■ Provided data:
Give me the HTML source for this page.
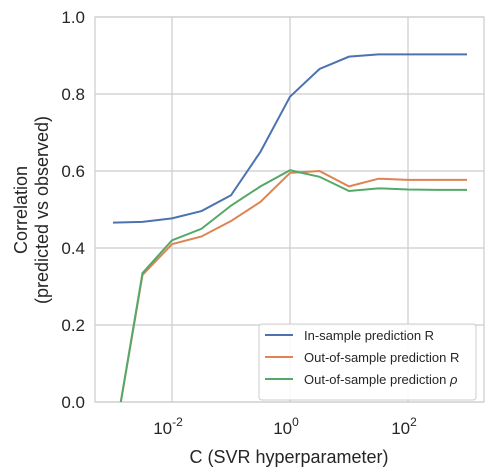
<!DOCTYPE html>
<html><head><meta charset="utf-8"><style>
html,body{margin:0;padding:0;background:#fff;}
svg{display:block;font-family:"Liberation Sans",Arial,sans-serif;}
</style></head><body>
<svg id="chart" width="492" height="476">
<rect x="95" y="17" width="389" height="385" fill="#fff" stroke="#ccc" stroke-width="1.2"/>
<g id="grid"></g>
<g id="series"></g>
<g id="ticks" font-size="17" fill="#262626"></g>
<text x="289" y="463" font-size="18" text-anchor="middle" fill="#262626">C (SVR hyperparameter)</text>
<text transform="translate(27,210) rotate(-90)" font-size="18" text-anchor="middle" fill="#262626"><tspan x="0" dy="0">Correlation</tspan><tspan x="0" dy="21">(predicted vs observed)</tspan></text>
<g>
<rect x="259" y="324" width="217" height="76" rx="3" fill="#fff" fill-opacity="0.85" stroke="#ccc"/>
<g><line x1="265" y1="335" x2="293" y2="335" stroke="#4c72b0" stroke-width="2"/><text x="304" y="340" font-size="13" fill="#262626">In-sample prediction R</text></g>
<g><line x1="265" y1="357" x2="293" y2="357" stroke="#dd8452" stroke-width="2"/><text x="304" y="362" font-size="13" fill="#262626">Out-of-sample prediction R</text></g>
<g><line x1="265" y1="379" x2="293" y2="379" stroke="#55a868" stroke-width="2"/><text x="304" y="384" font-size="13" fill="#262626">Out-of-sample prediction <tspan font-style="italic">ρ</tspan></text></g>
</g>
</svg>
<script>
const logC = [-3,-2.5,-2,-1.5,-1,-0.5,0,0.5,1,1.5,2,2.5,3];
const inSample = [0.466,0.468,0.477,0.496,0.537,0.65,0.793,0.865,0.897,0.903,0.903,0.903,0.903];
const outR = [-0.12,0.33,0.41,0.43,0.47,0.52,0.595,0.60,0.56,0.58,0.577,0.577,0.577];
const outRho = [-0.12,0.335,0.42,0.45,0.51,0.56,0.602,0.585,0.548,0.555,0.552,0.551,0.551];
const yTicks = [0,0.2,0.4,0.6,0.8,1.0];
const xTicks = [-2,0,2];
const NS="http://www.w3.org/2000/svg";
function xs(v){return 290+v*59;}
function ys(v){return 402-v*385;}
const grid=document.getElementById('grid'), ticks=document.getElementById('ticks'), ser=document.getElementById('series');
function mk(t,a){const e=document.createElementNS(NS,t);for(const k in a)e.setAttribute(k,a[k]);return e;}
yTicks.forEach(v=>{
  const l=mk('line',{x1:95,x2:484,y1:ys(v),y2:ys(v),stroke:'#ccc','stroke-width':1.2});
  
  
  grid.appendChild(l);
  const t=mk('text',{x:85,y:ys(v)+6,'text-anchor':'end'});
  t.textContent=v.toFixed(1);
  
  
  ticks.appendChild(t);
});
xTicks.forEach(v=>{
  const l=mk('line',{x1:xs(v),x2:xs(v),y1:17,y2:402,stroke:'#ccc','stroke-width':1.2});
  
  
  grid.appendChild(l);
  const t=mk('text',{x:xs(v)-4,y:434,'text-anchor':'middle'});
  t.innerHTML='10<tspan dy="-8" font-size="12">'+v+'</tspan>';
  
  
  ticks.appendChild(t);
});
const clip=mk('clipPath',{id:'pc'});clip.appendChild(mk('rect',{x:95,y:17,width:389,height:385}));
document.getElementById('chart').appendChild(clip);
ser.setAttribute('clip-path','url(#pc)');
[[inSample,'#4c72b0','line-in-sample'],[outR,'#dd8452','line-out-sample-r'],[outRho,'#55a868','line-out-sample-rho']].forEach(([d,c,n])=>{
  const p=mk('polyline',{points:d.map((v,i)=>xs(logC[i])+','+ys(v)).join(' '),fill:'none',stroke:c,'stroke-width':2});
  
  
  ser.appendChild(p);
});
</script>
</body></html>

■ Goal:
Give every line back word for word and leave the pictures out.

■ Reply:
Give me the HTML source for this page.
<!DOCTYPE html>
<html><head><meta charset="utf-8"><style>
html,body{margin:0;padding:0;background:#fff;}
svg{display:block;font-family:"Liberation Sans",Arial,sans-serif;}
</style></head><body>
<svg id="chart" width="492" height="476">
<rect x="95" y="17" width="389" height="385" fill="#fff" stroke="#ccc" stroke-width="1.2"/>
<g id="grid"></g>
<g id="series"></g>
<g id="ticks" font-size="17" fill="#262626"></g>
<text x="289" y="463" font-size="18" text-anchor="middle" fill="#262626">C (SVR hyperparameter)</text>
<text transform="translate(27,210) rotate(-90)" font-size="18" text-anchor="middle" fill="#262626"><tspan x="0" dy="0">Correlation</tspan><tspan x="0" dy="21">(predicted vs observed)</tspan></text>
<g>
<rect x="259" y="324" width="217" height="76" rx="3" fill="#fff" fill-opacity="0.85" stroke="#ccc"/>
<g><line x1="265" y1="335" x2="293" y2="335" stroke="#4c72b0" stroke-width="2"/><text x="304" y="340" font-size="13" fill="#262626">In-sample prediction R</text></g>
<g><line x1="265" y1="357" x2="293" y2="357" stroke="#dd8452" stroke-width="2"/><text x="304" y="362" font-size="13" fill="#262626">Out-of-sample prediction R</text></g>
<g><line x1="265" y1="379" x2="293" y2="379" stroke="#55a868" stroke-width="2"/><text x="304" y="384" font-size="13" fill="#262626">Out-of-sample prediction <tspan font-style="italic">ρ</tspan></text></g>
</g>
</svg>
<script>
const logC = [-3,-2.5,-2,-1.5,-1,-0.5,0,0.5,1,1.5,2,2.5,3];
const inSample = [0.466,0.468,0.477,0.496,0.537,0.65,0.793,0.865,0.897,0.903,0.903,0.903,0.903];
const outR = [-0.12,0.33,0.41,0.43,0.47,0.52,0.595,0.60,0.56,0.58,0.577,0.577,0.577];
const outRho = [-0.12,0.335,0.42,0.45,0.51,0.56,0.602,0.585,0.548,0.555,0.552,0.551,0.551];
const yTicks = [0,0.2,0.4,0.6,0.8,1.0];
const xTicks = [-2,0,2];
const NS="http://www.w3.org/2000/svg";
function xs(v){return 290+v*59;}
function ys(v){return 402-v*385;}
const grid=document.getElementById('grid'), ticks=document.getElementById('ticks'), ser=document.getElementById('series');
function mk(t,a){const e=document.createElementNS(NS,t);for(const k in a)e.setAttribute(k,a[k]);return e;}
yTicks.forEach(v=>{
  const l=mk('line',{x1:95,x2:484,y1:ys(v),y2:ys(v),stroke:'#ccc','stroke-width':1.2});
  
  
  grid.appendChild(l);
  const t=mk('text',{x:85,y:ys(v)+6,'text-anchor':'end'});
  t.textContent=v.toFixed(1);
  
  
  ticks.appendChild(t);
});
xTicks.forEach(v=>{
  const l=mk('line',{x1:xs(v),x2:xs(v),y1:17,y2:402,stroke:'#ccc','stroke-width':1.2});
  
  
  grid.appendChild(l);
  const t=mk('text',{x:xs(v)-4,y:434,'text-anchor':'middle'});
  t.innerHTML='10<tspan dy="-8" font-size="12">'+v+'</tspan>';
  
  
  ticks.appendChild(t);
});
const clip=mk('clipPath',{id:'pc'});clip.appendChild(mk('rect',{x:95,y:17,width:389,height:385}));
document.getElementById('chart').appendChild(clip);
ser.setAttribute('clip-path','url(#pc)');
[[inSample,'#4c72b0','line-in-sample'],[outR,'#dd8452','line-out-sample-r'],[outRho,'#55a868','line-out-sample-rho']].forEach(([d,c,n])=>{
  const p=mk('polyline',{points:d.map((v,i)=>xs(logC[i])+','+ys(v)).join(' '),fill:'none',stroke:c,'stroke-width':2});
  
  
  ser.appendChild(p);
});
</script>
</body></html>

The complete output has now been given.